Well, again let me react to the position of INEC on manual collation and compilation of result, I do not agree (with it). Just like when the Supreme Court held that the use of card readers was illegal. How could they believe that, to say that using a technological device to perform a duty is illegal? I can’t understand it and that was why I reacted to the judgment by bringing out the provision of the law. Section 52 of the Electoral Act as amended in 2015 to the effect that INEC has been empowered to use any device to adopt any measure to conduct a credible election in Nigeria and that provision was amending the provision that had banned the use of any form of electronic system in our election. So it was replaced.
With that amendment, we can’t go back to the past. So that is the law today. Even if you want to have electronic voting now, it is covered under the law. But I have my fears and this I have expressed; as long as you have the culture of impunity that has become the order of the day in our country, no system will work. We saw it in Kenya where the system was hacked into and that is what is going on in the US. America has been investigating their own electoral manipulation since 2016.
Here, two leading professional bodies, ICAN and the NBA, tried to introduce e-voting. Both of the decisions have ended up in court where the leaders have been accused of sitting down in the secretariat to manipulate results using emails to generate results for chosen candidates.

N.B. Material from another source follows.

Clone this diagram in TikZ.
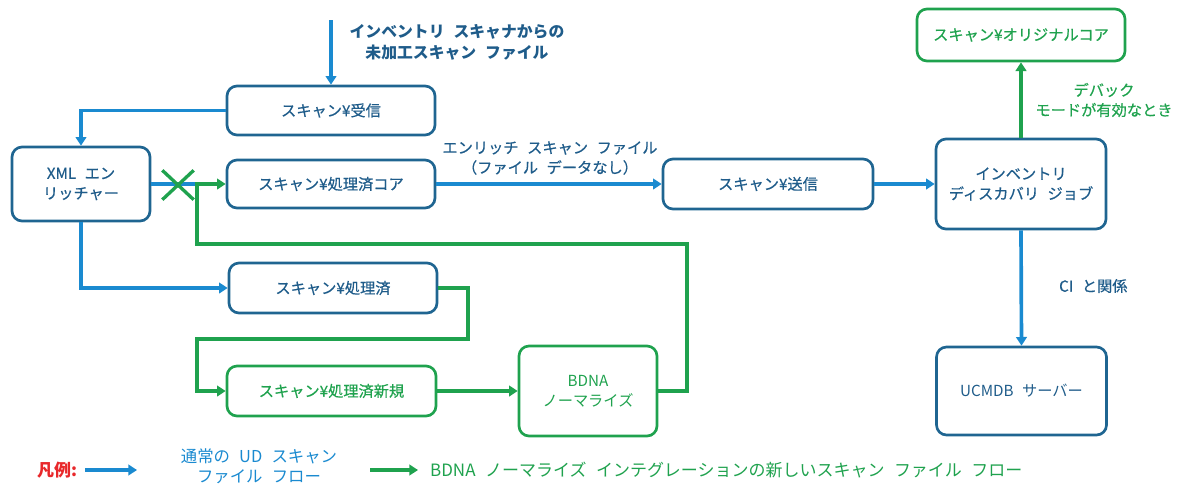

Based on our experiences, we need to guide against the hijacking of the machines if you want to introduce electronic voting. Again, we need to educate our people. And that is possible. In the space of four years, we can wipe out illiteracy in this country if the political will is there. But you are not going to succeed in introducing electronic voting if the culture of the manipulating the electoral process continues. Some people will just hijack the machine as you have seen in the case of the card readers. They will demobilise the card readers and there is nothing you can do about that.